Stated exercise:
Print only the lines from the top of the data through the line with "(titre) at (160,7)", both included, skipping every picture.
— Begin —
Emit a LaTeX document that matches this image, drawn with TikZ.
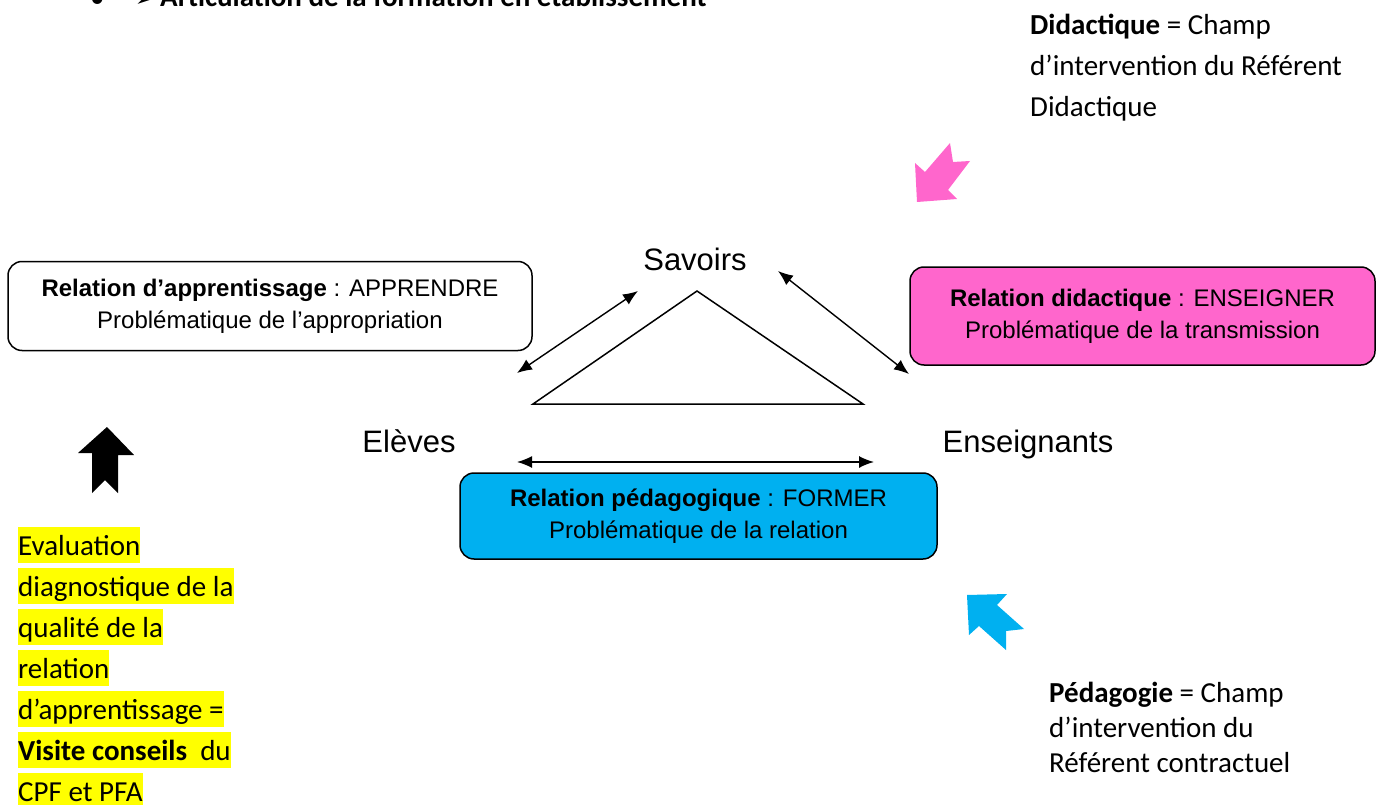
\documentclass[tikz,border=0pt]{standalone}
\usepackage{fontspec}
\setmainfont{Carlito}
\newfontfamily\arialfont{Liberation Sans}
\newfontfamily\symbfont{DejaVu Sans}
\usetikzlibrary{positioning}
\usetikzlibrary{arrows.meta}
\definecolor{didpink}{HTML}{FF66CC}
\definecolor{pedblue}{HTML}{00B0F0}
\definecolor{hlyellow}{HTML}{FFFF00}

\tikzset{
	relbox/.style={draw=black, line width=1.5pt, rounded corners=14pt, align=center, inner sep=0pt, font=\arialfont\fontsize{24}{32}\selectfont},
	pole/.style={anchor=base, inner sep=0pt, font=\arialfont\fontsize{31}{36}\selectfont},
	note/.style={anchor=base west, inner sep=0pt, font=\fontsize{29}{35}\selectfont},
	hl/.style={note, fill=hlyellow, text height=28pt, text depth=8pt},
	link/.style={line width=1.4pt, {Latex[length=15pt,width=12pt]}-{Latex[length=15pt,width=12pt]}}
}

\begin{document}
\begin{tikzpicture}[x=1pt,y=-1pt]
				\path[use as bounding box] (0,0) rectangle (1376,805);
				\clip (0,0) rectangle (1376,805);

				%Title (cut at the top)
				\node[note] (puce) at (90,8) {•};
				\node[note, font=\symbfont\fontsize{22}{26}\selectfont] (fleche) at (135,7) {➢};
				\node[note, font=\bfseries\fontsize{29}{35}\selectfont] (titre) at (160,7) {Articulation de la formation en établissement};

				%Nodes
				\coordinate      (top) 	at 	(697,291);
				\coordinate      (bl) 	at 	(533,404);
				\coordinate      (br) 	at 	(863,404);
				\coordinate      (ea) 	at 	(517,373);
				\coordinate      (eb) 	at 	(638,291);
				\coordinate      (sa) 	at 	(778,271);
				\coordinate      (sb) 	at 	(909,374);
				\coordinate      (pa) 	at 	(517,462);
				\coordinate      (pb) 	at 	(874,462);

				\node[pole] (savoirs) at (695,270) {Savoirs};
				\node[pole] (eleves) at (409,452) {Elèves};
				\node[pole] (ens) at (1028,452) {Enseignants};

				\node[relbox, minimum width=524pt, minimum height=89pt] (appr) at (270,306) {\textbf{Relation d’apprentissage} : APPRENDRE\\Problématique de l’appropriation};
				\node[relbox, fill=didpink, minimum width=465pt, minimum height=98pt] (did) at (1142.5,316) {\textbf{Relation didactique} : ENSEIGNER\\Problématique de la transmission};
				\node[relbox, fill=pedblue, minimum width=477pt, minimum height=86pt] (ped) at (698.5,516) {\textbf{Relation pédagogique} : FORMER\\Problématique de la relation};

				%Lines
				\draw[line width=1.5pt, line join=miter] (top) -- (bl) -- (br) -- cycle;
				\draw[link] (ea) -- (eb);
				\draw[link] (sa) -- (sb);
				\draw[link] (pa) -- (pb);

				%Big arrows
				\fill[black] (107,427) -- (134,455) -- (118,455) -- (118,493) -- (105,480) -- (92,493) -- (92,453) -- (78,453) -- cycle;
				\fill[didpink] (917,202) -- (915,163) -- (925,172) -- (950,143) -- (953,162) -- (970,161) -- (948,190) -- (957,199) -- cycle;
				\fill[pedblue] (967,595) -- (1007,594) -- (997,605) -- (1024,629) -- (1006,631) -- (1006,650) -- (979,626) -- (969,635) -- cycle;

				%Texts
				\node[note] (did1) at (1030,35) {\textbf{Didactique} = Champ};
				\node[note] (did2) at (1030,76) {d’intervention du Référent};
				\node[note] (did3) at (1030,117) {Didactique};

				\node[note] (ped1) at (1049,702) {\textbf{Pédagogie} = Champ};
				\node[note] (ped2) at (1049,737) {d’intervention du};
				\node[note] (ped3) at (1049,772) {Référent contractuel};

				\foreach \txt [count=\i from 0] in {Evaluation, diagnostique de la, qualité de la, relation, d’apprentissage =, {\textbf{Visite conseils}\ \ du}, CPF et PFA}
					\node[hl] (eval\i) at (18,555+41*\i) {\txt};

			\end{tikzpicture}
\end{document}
— End —
Correct output:
Emit a LaTeX document that matches this image, drawn with TikZ.
\documentclass[tikz,border=0pt]{standalone}
\usepackage{fontspec}
\setmainfont{Carlito}
\newfontfamily\arialfont{Liberation Sans}
\newfontfamily\symbfont{DejaVu Sans}
\usetikzlibrary{positioning}
\usetikzlibrary{arrows.meta}
\definecolor{didpink}{HTML}{FF66CC}
\definecolor{pedblue}{HTML}{00B0F0}
\definecolor{hlyellow}{HTML}{FFFF00}

\tikzset{
	relbox/.style={draw=black, line width=1.5pt, rounded corners=14pt, align=center, inner sep=0pt, font=\arialfont\fontsize{24}{32}\selectfont},
	pole/.style={anchor=base, inner sep=0pt, font=\arialfont\fontsize{31}{36}\selectfont},
	note/.style={anchor=base west, inner sep=0pt, font=\fontsize{29}{35}\selectfont},
	hl/.style={note, fill=hlyellow, text height=28pt, text depth=8pt},
	link/.style={line width=1.4pt, {Latex[length=15pt,width=12pt]}-{Latex[length=15pt,width=12pt]}}
}

\begin{document}
\begin{tikzpicture}[x=1pt,y=-1pt]
				\path[use as bounding box] (0,0) rectangle (1376,805);
				\clip (0,0) rectangle (1376,805);

				%Title (cut at the top)
				\node[note] (puce) at (90,8) {•};
				\node[note, font=\symbfont\fontsize{22}{26}\selectfont] (fleche) at (135,7) {➢};
				\node[note, font=\bfseries\fontsize{29}{35}\selectfont] (titre) at (160,7) {Articulation de la formation en établissement};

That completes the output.